The Lacey Act, which prohibits the importation or sale of any illegally harvested wood or wood products in the United States and requires certain importers to file declarations, has long been a powerful enforcement tool. For example, Lumber Liquidators—the first timber company criminally convicted of charges related to importation of illegal timber—was ordered to pay more than $13 million in fines in 2016. The Boise Cascade resolution signals that, under the Task Force, the Lacey Act is now being deployed in tandem with antidumping, countervailing duty and broader customs enforcement authorities to reach downstream purchaser conduct from multiple statutory angles.
Reinforcing this trajectory, on April 17, 2026, Associate Attorney General Stanley E. Woodward Jr. delivered remarks at the inaugural roundtable of DOJ’s new TIMBER Working Group, an ENRD-led initiative convened to coordinate federal enforcement against illegal timber importation and related trade fraud. The Associate Attorney General emphasized that, although the working group’s mandate spans illegal natural resource trafficking more broadly, its initial and most acute focus is on timber—precisely the conduct at the heart of the Boise Cascade resolution. The TIMBER Working Group’s launch, in conjunction with the Boise Cascade plea, is a clear signal that timber-related supply chains will receive sustained, coordinated scrutiny from ENRD, the Trade Fraud Task Force and their interagency partners.
Key Takeaways
- “Willful blindness” is a viable theory—and DOJ is using it. Boise Cascade pleaded guilty based on conduct that included “actions manifesting willful blindness” toward Horizon’s smuggling and false declarations, even though the underlying false statements were made by the supplier. Ignoring supplier red flags or relying on uncorroborated supplier representations can support criminal liability for downstream purchasers under the Lacey Act’s “due care” standard.
- Companies should beware of transacting with suppliers under federal investigation. DOJ’s press release specifically highlighted that Boise Cascade placed at least 10 new orders in the two weeks after law enforcement executed a search warrant at Horizon’s warehouse. Companies that learn of law enforcement activity affecting a supplier should immediately suspend onboarding of new shipments pending diligence and, where appropriate, involve outside counsel before reordering.

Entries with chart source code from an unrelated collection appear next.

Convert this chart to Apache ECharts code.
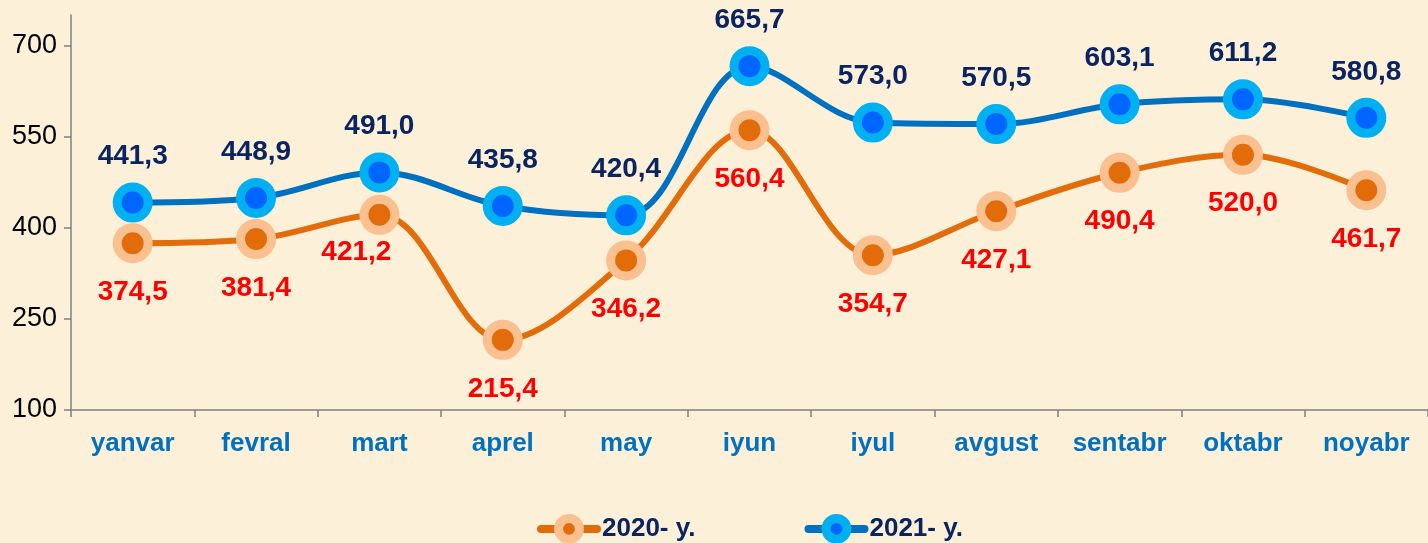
<!DOCTYPE html>
<html>
<head>
<meta charset="utf-8">
<script src="https://cdn.jsdelivr.net/npm/echarts@6/dist/echarts.min.js"></script>
<style>
html,body{margin:0;padding:0;background:#fcf1d8;}
#chart{width:1428px;height:543px;}
</style>
</head>
<body>
<div id="chart"></div>
<script>
const categories = ['yanvar','fevral','mart','aprel','may','iyun','iyul','avgust','sentabr','oktabr','noyabr'];
const seriesNames = ['2020- y.', '2021- y.'];
const values2020 = [374.5, 381.4, 421.2, 215.4, 346.2, 560.4, 354.7, 427.1, 490.4, 520.0, 461.7];
const values2021 = [441.3, 448.9, 491.0, 435.8, 420.4, 665.7, 573.0, 570.5, 603.1, 611.2, 580.8];
const yTicks = [100, 250, 400, 550, 700];

// label offsets (presentation only)
const offsets2020 = [null, null, [-23, -12], null, null, null, null, null, null, null, null];

const fmt = v => v.toFixed(1).replace('.', ',');
const FONT = '"Liberation Sans", Arial, sans-serif';

const chart = echarts.init(document.getElementById('chart'));
chart.setOption({
  backgroundColor: '#fcf1d8',
  animation: false,
  grid: { left: 71, right: -7, top: 15, bottom: 133, containLabel: false },
  xAxis: {
    type: 'category',
    data: categories,
    boundaryGap: true,
    axisLine: { lineStyle: { color: '#7f7f7f', width: 1.5 } },
    axisTick: { show: true, alignWithLabel: false, length: 7, lineStyle: { color: '#7f7f7f', width: 1.5 } },
    axisLabel: { color: '#0070c0', fontWeight: 'bold', fontSize: 26, fontFamily: FONT, margin: 21 }
  },
  yAxis: {
    type: 'value',
    min: 100, max: 750, interval: 150,
    splitLine: { show: false },
    axisLine: { show: true, lineStyle: { color: '#7f7f7f', width: 1.5 } },
    axisTick: { show: true, length: 7, customValues: yTicks, lineStyle: { color: '#7f7f7f', width: 1.5 } },
    axisLabel: { color: '#000', fontSize: 27, fontFamily: FONT, margin: 14, customValues: yTicks }
  },
  legend: {
    top: 509,
    left: 532,
    itemWidth: 56, itemHeight: 26,
    itemGap: 109,
    lineStyle: { width: 8, cap: 'round' },
    textStyle: { color: '#0a2461', fontWeight: 'bold', fontSize: 26, fontFamily: FONT },
    data: [
      { name: seriesNames[0], itemStyle: { color: '#e36c0a', borderColor: '#fac090', borderWidth: 9 } },
      { name: seriesNames[1], itemStyle: { color: '#0066ff', borderColor: '#00b0f0', borderWidth: 9 } }
    ]
  },
  series: [
    {
      name: seriesNames[0],
      type: 'line',
      smooth: 0.35,
      data: values2020.map((v, i) => offsets2020[i] ? { value: v, label: { offset: offsets2020[i] } } : v),
      symbol: 'circle',
      symbolSize: 31,
      lineStyle: { color: '#e36c0a', width: 6 },
      itemStyle: { color: '#e36c0a', borderColor: '#fac090', borderWidth: 9 },
      label: { show: true, position: 'bottom', distance: 15, color: '#ff0000', fontWeight: 'bold', fontSize: 28, fontFamily: FONT, formatter: p => fmt(p.value) },
      z: 2
    },
    {
      name: seriesNames[1],
      type: 'line',
      smooth: 0.35,
      data: values2021,
      symbol: 'circle',
      symbolSize: 31,
      lineStyle: { color: '#0070c0', width: 6 },
      itemStyle: { color: '#0066ff', borderColor: '#00b0f0', borderWidth: 9 },
      label: { show: true, position: 'top', distance: 12, color: '#0a2461', fontWeight: 'bold', fontSize: 28, fontFamily: FONT, formatter: p => fmt(p.value) },
      z: 3
    }
  ]
});
</script>
</body>
</html>
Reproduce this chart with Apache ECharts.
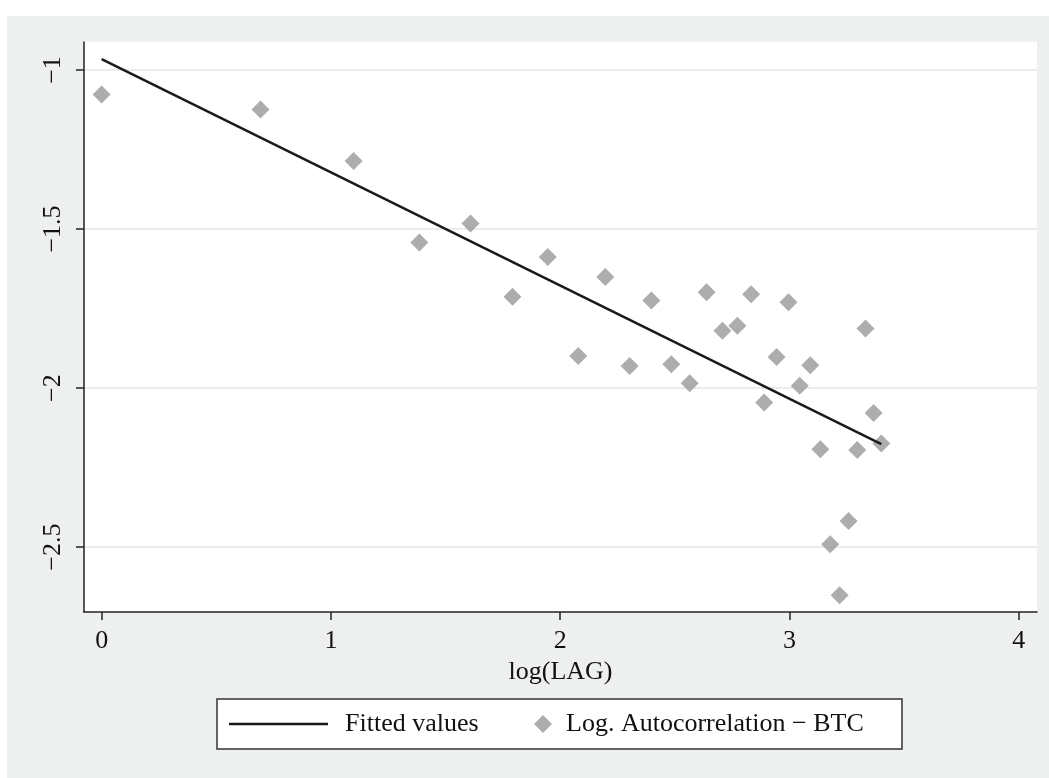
<!DOCTYPE html>
<html>
<head>
<meta charset="utf-8">
<script src="https://cdn.jsdelivr.net/npm/echarts@6/dist/echarts.min.js"></script>
<style>
html,body{margin:0;padding:0;background:#fff;}
#chart{width:1049px;height:778px;}
</style>
</head>
<body>
<div id="chart"></div>
<script>
// ---- data ----
const logLag = [0, 0.693, 1.099, 1.386, 1.609, 1.792, 1.946, 2.079, 2.197, 2.303,
  2.398, 2.485, 2.565, 2.639, 2.708, 2.773, 2.833, 2.890, 2.944, 2.996,
  3.045, 3.091, 3.135, 3.178, 3.219, 3.258, 3.296, 3.332, 3.367, 3.401];
const logAutocorr = [-1.077, -1.124, -1.286, -1.542, -1.483, -1.713, -1.588, -1.899, -1.651, -1.931,
  -1.725, -1.925, -1.985, -1.699, -1.820, -1.804, -1.705, -2.045, -1.902, -1.730,
  -1.993, -1.928, -2.192, -2.491, -2.651, -2.418, -2.195, -1.813, -2.078, -2.174];
const fitX = [0, 3.401];
const fitY = [-0.966, -2.176];
const xTicks = [0, 1, 2, 3, 4];
const yTicks = [-2.5, -2, -1.5, -1];
const xTitle = 'log(LAG)';
const seriesNames = ['Fitted values', 'Log. Autocorrelation \u2212 BTC'];

const FONT = '"Liberation Serif", "Times New Roman", serif';
const minusFmt = v => String(v).replace('-', '\u2212');

const chart = echarts.init(document.getElementById('chart'), null, {renderer: 'canvas'});
chart.setOption({
  backgroundColor: '#ffffff',
  animation: false,
  textStyle: {fontFamily: FONT},
  graphic: [
    {type: 'rect', z: -10, silent: true, shape: {x: 7, y: 16, width: 1042, height: 762}, style: {fill: '#eef0f0'}},
    {type: 'rect', z: 5, silent: true, shape: {x: 217, y: 699, width: 685, height: 50}, style: {fill: '#ffffff', stroke: '#333333', lineWidth: 1.5}}
  ],
  grid: {left: 84, top: 42, right: 12, bottom: 166, show: true, backgroundColor: '#ffffff', borderWidth: 0, containLabel: false},
  xAxis: {
    type: 'value', min: -0.077, max: 4.08,
    name: xTitle, nameLocation: 'middle', nameGap: 40,
    nameTextStyle: {fontFamily: FONT, fontSize: 26, color: '#111'},
    axisLine: {show: true, onZero: false, lineStyle: {color: '#222', width: 1.5}},
    axisTick: {show: true, length: 8, lineStyle: {color: '#222', width: 1.5}, customValues: xTicks},
    axisLabel: {fontFamily: FONT, fontSize: 26, color: '#111', margin: 16, customValues: xTicks, formatter: minusFmt},
    splitLine: {show: false}
  },
  yAxis: {
    type: 'value', min: -2.704, max: -0.912,
    axisLine: {show: true, onZero: false, lineStyle: {color: '#222', width: 1.5}},
    axisTick: {show: true, length: 8, lineStyle: {color: '#222', width: 1.5}, customValues: yTicks},
    axisLabel: {fontFamily: FONT, fontSize: 26, color: '#111', margin: 18, rotate: 90, customValues: yTicks, formatter: minusFmt},
    splitLine: {show: true, lineStyle: {color: '#e4e6e6', width: 1.5}}
  },
  legend: [
    {data: [{name: seriesNames[0], icon: 'rect'}], left: 229, top: 711, padding: 0, itemWidth: 99, itemHeight: 2.5, z: 10,
     itemStyle: {color: '#1a1a1a'},
     textStyle: {fontFamily: FONT, fontSize: 26, color: '#111', padding: [0, 0, 0, 12]}},
    {data: [seriesNames[1]], left: 534, top: 711, padding: 0, itemWidth: 18, itemHeight: 18, z: 10,
     textStyle: {fontFamily: FONT, fontSize: 26, color: '#111', padding: [0, 0, 0, 9]}}
  ],
  series: [
    {name: seriesNames[0], type: 'line', data: fitX.map((x, i) => [x, fitY[i]]),
     symbol: 'none', showSymbol: false, lineStyle: {color: '#1a1a1a', width: 2.5}, itemStyle: {color: '#1a1a1a'}, z: 3},
    {name: seriesNames[1], type: 'scatter', data: logLag.map((x, i) => [x, logAutocorr[i]]),
     symbol: 'diamond', symbolSize: 18, itemStyle: {color: '#999999'}, z: 2}
  ]
});
</script>
</body>
</html>
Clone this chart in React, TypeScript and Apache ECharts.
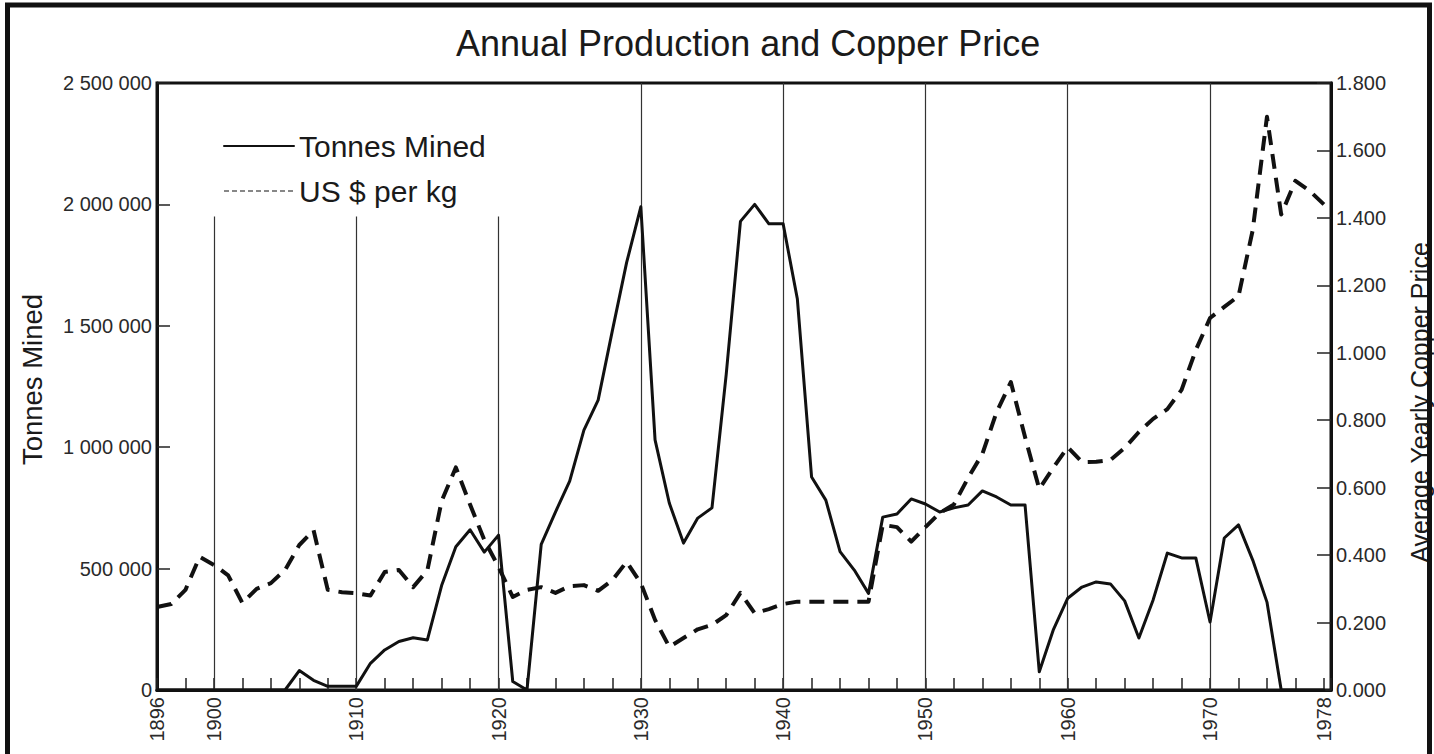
import React, { useEffect, useRef } from "react";
import * as echarts from "echarts";

const years = [
  1896, 1897, 1898, 1899, 1900, 1901, 1902, 1903, 1904, 1905, 1906, 1907, 1908, 1909,
  1910, 1911, 1912, 1913, 1914, 1915, 1916, 1917, 1918, 1919, 1920, 1921, 1922, 1923,
  1924, 1925, 1926, 1927, 1928, 1929, 1930, 1931, 1932, 1933, 1934, 1935, 1936, 1937,
  1938, 1939, 1940, 1941, 1942, 1943, 1944, 1945, 1946, 1947, 1948, 1949, 1950, 1951,
  1952, 1953, 1954, 1955, 1956, 1957, 1958, 1959, 1960, 1961, 1962, 1963, 1964, 1965,
  1966, 1967, 1968, 1969, 1970, 1971, 1972, 1973, 1974, 1975, 1976, 1977, 1978,
];

const tonnesMined = [
  0, 0, 0, 0, 0, 0, 0, 0, 0, 0, 80000, 40000, 15000, 15000,
  15000, 110000, 165000, 200000, 215000, 206000, 430000, 590000, 660000, 568000, 638000, 35000, 0, 600000,
  733000, 860000, 1070000, 1194000, 1480000, 1760000, 1990000, 1030000, 770000, 605000, 708000, 750000, 1300000, 1930000,
  2000000, 1920000, 1920000, 1610000, 877000, 782000, 570000, 494000, 398000, 712000, 725000, 787000, 766000, 733000,
  750000, 762000, 820000, 795000, 762000, 762000, 75000, 250000, 378000, 424000, 445000, 437000, 367000, 214000,
  371000, 564000, 544000, 544000, 280000, 626000, 680000, 535000, 362000, 0, 0, 0, 0,
];

const usdPerKg = [
  0.246, 0.255, 0.297, 0.395, 0.371, 0.34, 0.258, 0.3, 0.317, 0.356, 0.43, 0.474, 0.297, 0.29,
  0.287, 0.28, 0.35, 0.356, 0.305, 0.355, 0.56, 0.66, 0.55, 0.445, 0.365, 0.276, 0.297, 0.305,
  0.288, 0.308, 0.311, 0.294, 0.326, 0.38, 0.317, 0.208, 0.128, 0.154, 0.18, 0.193, 0.222, 0.288,
  0.228, 0.24, 0.255, 0.262, 0.262, 0.262, 0.262, 0.262, 0.262, 0.49, 0.483, 0.44, 0.483, 0.525,
  0.55, 0.629, 0.7, 0.824, 0.913, 0.75, 0.596, 0.66, 0.72, 0.676, 0.677, 0.682, 0.718, 0.765,
  0.804, 0.833, 0.89, 1.008, 1.103, 1.136, 1.168, 1.364, 1.7, 1.41, 1.51, 1.48, 1.44,
];

const xLabelYears = [1896, 1900, 1910, 1920, 1930, 1940, 1950, 1960, 1970, 1978];
const shortGridYears = [1900, 1910, 1920];
const fullGridYears = [1930, 1940, 1950, 1960, 1970];
const shortGridTop = 1950000;
const leftMax = 2500000;

const FONT = "'Liberation Sans', Arial, Helvetica, sans-serif";

function spaced(v: number): string {
  return String(Math.round(v)).replace(/\B(?=(\d{3})+(?!\d))/g, " ");
}

export default function App() {
  const ref = useRef<HTMLDivElement>(null);

  useEffect(() => {
    if (!ref.current) return;
    const chart = echarts.init(ref.current, undefined, { renderer: "svg" });

    const gridLines: any[] = [];
    shortGridYears.forEach((y) => {
      gridLines.push([{ coord: [y, 0] }, { coord: [y, shortGridTop] }]);
    });
    fullGridYears.forEach((y) => {
      gridLines.push([{ coord: [y, 0] }, { coord: [y, leftMax] }]);
    });

    const option: any = {
      animation: false,
      backgroundColor: "#ffffff",
      textStyle: { fontFamily: FONT },
      title: {
        text: "Annual Production and Copper Price",
        left: 456,
        top: 25,
        padding: 0,
        textStyle: { fontFamily: FONT, fontSize: 36, fontWeight: "normal", color: "#1a1a1a" },
      },
      legend: {
        orient: "vertical",
        left: 223,
        top: 131,
        padding: 0,
        itemWidth: 70,
        itemHeight: 20,
        itemGap: 15,
        selectedMode: false,
        textStyle: { fontFamily: FONT, fontSize: 30, color: "#1a1a1a" },
        data: [
          {
            name: "Tonnes Mined",
            itemStyle: { opacity: 0 },
            lineStyle: { width: 2, type: "solid", color: "#111" },
          },
          {
            name: "US $ per kg",
            itemStyle: { opacity: 0 },
            lineStyle: { width: 1.2, type: [5, 3], color: "#111" },
          },
        ],
      },
      grid: {
        left: 157,
        right: 103,
        top: 83,
        bottom: 64,
        show: true,
        borderColor: "#111",
        borderWidth: 3,
        backgroundColor: "transparent",
        containLabel: false,
        outerBoundsMode: "none",
      },
      xAxis: {
        type: "value",
        min: 1896,
        max: 1978.5,
        interval: 2,
        axisLine: { show: true, lineStyle: { color: "#111", width: 3 } },
        axisTick: { show: true, inside: true, length: 12, lineStyle: { color: "#222", width: 1.5 } },
        splitLine: { show: false },
        axisLabel: {
          rotate: 90,
          margin: 7,
          fontSize: 20,
          fontFamily: FONT,
          color: "#2a2a2a",
          showMinLabel: true,
          showMaxLabel: true,
          formatter: (v: number) => (xLabelYears.indexOf(v) >= 0 ? String(v) : ""),
        },
      },
      yAxis: [
        {
          type: "value",
          min: 0,
          max: leftMax,
          interval: 500000,
          position: "left",
          name: "Tonnes Mined",
          nameLocation: "middle",
          nameRotate: 90,
          nameGap: 111,
          nameTextStyle: { fontFamily: FONT, fontSize: 27.5, color: "#1a1a1a", padding: [0, 0, 0, 14] },
          axisLine: { show: true, lineStyle: { color: "#111", width: 3 } },
          axisTick: { show: true, inside: true, length: 13, lineStyle: { color: "#222", width: 1.5 } },
          splitLine: { show: false },
          axisLabel: {
            margin: 5,
            fontSize: 20,
            fontFamily: FONT,
            color: "#2a2a2a",
            formatter: (v: number) => spaced(v),
          },
        },
        {
          type: "value",
          min: 0,
          max: 1.8,
          interval: 0.2,
          position: "right",
          name: "Average Yearly Copper Price",
          nameLocation: "middle",
          nameRotate: 90,
          nameGap: 76,
          nameTextStyle: { fontFamily: FONT, fontSize: 25, color: "#1a1a1a", padding: [0, 32, 0, 0] },
          axisLine: { show: true, lineStyle: { color: "#111", width: 3 } },
          axisTick: { show: true, inside: true, length: 14, lineStyle: { color: "#222", width: 1.5 } },
          splitLine: { show: false },
          axisLabel: {
            margin: 5,
            fontSize: 20,
            fontFamily: FONT,
            color: "#2a2a2a",
            formatter: (v: number) => v.toFixed(3),
          },
        },
      ],
      series: [
        {
          name: "Tonnes Mined",
          type: "line",
          yAxisIndex: 0,
          showSymbol: false,
          symbol: "none",
          data: years.map((y, i) => [y, tonnesMined[i]]),
          lineStyle: { color: "#111", width: 3, type: "solid", cap: "round", join: "round" },
          itemStyle: { color: "#111" },
          z: 3,
          markLine: {
            silent: true,
            symbol: ["none", "none"],
            label: { show: false },
            lineStyle: { color: "#333", width: 1.2, type: "solid" },
            data: gridLines,
            z: 1,
          },
        },
        {
          name: "US $ per kg",
          type: "line",
          yAxisIndex: 1,
          showSymbol: false,
          symbol: "none",
          data: years.map((y, i) => [y, usdPerKg[i]]),
          lineStyle: { color: "#111", width: 4, type: [15, 9], join: "round" },
          itemStyle: { color: "#111" },
          z: 4,
        },
      ],
      graphic: [
        {
          type: "rect",
          silent: true,
          z: 100,
          shape: { x: 7.5, y: 5, width: 1422, height: 800 },
          style: { fill: "none", stroke: "#111", lineWidth: 5 },
        },
      ],
    };

    chart.setOption(option);
    return () => chart.dispose();
  }, []);

  return (
    <div
      ref={ref}
      style={{ position: "fixed", left: 0, top: 0, width: 1434, height: 754, background: "#fff" }}
    />
  );
}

- The Task Force’s reach extends to environmental import statutes. ENRD’s identification as a Task Force member, together with the Boise Cascade resolution, confirms that DOJ is pairing the Lacey Act with the Tariff Act of 1930, the False Claims Act, and Title 18 trade fraud and conspiracy provisions to address a single course of conduct. Companies that import natural resource products should expect parallel scrutiny under environmental, customs and fraud authorities.
- Expect continued cross-agency expansion. As highlighted in previous alerts, Task Force leadership has identified expanded interagency partnerships as a strategic priority. The Food and Drug Administration, Environmental Protection Agency, Consumer Product Safety Commission, inspectors general and the Forced Labor Engagement Task Force are increasingly likely to participate in trade fraud investigations. Companies in regulated product categories should expect that customs entries can trigger collateral inquiries from these agencies, and vice versa.